Short task: Reproduce the lines from the one bearing "Write a Python" through the one bearing "from matplotlib.patches import Rectangle", inclusive. Copy them exactly; include no other line.

Dataset content:

########

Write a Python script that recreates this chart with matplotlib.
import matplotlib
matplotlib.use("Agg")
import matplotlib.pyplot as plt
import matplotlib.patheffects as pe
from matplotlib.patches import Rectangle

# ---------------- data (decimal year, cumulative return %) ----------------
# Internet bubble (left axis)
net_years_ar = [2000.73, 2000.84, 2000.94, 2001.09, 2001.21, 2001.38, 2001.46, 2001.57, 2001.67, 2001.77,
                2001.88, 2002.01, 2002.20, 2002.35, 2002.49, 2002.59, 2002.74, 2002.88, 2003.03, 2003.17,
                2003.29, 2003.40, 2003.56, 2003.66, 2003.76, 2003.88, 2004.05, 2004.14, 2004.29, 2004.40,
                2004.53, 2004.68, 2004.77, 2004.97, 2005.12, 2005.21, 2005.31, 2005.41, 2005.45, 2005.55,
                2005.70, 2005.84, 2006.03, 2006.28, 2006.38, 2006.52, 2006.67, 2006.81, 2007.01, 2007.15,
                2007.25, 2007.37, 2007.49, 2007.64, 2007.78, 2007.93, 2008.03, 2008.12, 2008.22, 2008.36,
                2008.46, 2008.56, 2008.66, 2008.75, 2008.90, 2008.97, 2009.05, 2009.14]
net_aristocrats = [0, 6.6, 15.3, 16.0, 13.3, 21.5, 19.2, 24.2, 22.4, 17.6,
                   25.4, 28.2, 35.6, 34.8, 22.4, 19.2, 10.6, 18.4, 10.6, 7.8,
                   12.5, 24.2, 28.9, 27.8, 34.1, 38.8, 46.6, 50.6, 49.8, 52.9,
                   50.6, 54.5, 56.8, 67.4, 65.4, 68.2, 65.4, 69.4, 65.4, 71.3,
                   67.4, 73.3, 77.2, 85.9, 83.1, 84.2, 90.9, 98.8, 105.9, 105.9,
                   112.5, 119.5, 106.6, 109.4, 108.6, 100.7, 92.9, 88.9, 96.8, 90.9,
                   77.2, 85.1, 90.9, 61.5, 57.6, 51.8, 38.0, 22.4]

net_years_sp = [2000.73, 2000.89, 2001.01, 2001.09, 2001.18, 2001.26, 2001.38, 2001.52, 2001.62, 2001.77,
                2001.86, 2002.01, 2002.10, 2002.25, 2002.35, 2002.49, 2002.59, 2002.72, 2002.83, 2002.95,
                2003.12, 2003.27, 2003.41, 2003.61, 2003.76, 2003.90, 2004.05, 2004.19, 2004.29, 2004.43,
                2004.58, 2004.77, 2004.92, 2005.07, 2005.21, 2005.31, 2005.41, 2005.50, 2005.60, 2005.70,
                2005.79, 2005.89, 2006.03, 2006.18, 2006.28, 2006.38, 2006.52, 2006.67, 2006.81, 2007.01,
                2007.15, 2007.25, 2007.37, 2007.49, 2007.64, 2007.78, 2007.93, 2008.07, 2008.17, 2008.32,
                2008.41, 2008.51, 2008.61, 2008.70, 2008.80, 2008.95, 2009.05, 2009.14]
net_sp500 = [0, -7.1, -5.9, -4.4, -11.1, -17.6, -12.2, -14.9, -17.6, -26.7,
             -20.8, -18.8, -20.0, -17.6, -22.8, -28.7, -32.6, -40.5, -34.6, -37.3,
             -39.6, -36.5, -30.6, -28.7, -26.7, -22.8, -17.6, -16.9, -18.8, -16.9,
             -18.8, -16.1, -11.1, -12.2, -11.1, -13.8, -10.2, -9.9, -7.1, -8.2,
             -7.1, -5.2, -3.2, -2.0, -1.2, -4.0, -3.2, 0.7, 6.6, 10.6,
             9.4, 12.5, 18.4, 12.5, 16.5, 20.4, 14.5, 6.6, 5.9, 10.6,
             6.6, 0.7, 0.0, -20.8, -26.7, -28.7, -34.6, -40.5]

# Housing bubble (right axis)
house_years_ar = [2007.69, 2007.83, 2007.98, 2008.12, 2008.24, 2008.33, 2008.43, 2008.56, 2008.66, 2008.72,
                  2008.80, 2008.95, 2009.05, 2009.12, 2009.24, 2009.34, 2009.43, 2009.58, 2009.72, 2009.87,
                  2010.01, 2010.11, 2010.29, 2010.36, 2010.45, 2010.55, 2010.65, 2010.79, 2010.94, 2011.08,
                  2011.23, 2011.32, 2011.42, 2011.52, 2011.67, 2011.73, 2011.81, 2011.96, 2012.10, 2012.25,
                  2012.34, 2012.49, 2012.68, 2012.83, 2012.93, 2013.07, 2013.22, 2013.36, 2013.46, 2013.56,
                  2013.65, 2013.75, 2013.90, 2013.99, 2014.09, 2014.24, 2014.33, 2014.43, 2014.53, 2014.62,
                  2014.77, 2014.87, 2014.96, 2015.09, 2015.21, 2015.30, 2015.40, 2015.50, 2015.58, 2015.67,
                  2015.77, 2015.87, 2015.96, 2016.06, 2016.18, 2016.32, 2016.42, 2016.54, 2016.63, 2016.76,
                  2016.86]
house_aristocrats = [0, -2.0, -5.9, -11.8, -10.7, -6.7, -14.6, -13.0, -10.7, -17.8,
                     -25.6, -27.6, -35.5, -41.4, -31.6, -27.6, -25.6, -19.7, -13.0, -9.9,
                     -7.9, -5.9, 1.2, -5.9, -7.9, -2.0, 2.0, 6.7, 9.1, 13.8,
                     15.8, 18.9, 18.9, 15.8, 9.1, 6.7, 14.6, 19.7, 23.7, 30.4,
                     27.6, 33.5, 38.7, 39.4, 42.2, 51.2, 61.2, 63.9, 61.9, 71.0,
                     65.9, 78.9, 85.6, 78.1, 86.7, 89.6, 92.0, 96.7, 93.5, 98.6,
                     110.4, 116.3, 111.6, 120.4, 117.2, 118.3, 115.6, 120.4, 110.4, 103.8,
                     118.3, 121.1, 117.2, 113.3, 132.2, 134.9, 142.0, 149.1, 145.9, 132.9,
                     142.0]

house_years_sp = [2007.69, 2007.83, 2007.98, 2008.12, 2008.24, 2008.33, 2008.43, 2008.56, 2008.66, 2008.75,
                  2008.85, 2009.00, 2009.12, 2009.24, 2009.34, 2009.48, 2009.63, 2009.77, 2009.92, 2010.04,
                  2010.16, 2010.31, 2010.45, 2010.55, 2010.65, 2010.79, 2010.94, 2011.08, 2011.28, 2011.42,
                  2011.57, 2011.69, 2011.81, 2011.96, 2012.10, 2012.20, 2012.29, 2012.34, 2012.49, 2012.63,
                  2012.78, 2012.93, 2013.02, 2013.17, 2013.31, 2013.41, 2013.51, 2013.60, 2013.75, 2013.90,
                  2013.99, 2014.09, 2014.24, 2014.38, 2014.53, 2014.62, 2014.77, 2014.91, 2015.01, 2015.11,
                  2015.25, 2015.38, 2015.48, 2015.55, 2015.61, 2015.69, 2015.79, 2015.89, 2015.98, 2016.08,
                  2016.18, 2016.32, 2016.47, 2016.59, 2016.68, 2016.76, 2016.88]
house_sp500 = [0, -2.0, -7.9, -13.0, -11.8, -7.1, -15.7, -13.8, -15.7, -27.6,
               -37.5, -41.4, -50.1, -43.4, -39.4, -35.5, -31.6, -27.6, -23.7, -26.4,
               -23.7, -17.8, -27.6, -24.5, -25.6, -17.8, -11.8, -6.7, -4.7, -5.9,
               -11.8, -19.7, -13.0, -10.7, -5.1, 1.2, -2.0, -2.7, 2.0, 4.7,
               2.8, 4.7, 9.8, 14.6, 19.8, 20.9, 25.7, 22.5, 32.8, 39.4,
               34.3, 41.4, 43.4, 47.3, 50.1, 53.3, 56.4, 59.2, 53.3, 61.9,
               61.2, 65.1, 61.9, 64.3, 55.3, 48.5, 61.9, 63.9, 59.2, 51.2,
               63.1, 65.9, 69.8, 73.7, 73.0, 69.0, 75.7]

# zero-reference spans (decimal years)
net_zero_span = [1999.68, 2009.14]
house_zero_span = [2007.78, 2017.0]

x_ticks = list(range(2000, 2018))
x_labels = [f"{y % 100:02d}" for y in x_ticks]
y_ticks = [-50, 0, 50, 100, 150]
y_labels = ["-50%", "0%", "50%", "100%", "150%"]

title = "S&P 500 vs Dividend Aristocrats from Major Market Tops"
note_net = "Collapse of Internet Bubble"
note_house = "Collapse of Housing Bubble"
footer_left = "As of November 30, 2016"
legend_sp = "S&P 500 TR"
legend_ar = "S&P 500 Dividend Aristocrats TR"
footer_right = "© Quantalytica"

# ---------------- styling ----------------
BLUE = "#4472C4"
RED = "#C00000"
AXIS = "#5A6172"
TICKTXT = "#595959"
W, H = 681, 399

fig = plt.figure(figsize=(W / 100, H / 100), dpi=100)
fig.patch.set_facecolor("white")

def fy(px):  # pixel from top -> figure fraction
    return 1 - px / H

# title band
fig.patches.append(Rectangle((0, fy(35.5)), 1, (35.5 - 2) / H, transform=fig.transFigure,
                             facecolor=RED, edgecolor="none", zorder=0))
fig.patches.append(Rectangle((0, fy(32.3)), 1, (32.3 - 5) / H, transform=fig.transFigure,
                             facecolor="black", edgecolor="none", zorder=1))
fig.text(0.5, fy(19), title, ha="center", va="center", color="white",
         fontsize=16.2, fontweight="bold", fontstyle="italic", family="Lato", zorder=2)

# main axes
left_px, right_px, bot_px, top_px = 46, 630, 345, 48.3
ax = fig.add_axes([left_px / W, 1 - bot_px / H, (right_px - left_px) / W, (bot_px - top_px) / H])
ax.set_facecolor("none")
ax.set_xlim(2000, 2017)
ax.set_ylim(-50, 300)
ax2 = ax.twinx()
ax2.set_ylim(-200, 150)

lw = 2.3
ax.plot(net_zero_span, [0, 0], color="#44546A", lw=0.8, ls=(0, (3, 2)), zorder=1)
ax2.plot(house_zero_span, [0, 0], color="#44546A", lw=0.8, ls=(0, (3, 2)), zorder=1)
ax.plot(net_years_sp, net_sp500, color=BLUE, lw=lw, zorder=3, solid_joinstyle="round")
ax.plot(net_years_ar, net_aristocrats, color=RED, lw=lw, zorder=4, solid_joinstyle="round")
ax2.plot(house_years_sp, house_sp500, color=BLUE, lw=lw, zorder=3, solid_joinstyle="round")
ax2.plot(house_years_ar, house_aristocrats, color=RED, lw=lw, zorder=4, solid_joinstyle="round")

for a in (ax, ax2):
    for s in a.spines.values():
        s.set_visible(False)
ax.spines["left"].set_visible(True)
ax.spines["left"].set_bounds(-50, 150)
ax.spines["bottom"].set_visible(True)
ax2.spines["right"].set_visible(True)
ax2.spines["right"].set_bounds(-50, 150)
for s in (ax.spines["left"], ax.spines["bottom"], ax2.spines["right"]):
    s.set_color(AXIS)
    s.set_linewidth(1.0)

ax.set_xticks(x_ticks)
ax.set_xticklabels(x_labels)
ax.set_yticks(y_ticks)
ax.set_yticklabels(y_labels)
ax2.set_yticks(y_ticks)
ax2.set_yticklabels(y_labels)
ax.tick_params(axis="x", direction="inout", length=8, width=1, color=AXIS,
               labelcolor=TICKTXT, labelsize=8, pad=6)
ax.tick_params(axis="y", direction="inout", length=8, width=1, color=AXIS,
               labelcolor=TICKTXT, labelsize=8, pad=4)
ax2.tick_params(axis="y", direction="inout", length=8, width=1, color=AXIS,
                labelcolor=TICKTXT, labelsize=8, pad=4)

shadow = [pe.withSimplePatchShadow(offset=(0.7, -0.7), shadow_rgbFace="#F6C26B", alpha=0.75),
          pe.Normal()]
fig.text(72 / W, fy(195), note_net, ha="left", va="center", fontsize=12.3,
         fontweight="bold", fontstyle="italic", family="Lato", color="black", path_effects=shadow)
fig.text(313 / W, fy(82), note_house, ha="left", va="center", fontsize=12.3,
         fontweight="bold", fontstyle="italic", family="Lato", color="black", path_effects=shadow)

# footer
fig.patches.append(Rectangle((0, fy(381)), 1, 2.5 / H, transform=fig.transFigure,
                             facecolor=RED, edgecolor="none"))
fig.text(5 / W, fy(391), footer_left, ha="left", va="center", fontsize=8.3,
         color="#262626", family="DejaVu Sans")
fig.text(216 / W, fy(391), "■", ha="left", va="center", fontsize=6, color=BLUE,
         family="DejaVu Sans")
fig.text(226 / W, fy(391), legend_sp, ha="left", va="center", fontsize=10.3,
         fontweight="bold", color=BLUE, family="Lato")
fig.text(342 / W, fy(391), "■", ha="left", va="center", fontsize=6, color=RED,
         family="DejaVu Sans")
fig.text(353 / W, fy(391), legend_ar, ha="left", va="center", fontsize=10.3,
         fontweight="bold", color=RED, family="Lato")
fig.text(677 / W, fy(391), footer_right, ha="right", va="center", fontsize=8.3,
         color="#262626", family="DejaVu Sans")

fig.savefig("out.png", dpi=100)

########

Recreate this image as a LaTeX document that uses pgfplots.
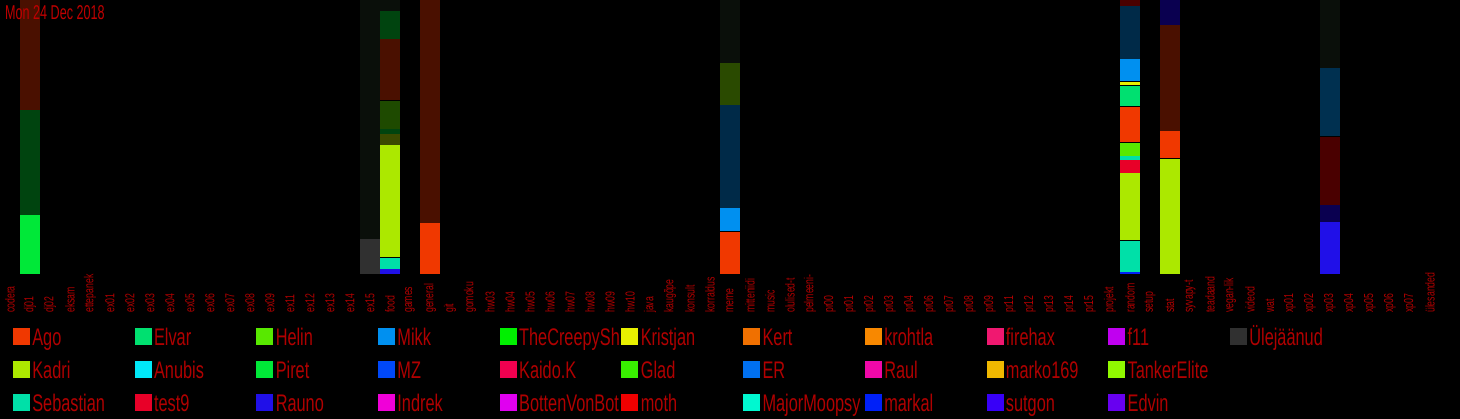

########

Task solution:
Write a Python script that recreates this chart with matplotlib.
import matplotlib
matplotlib.use("Agg")
import matplotlib.pyplot as plt
import matplotlib.patheffects as pe
from matplotlib.patches import Rectangle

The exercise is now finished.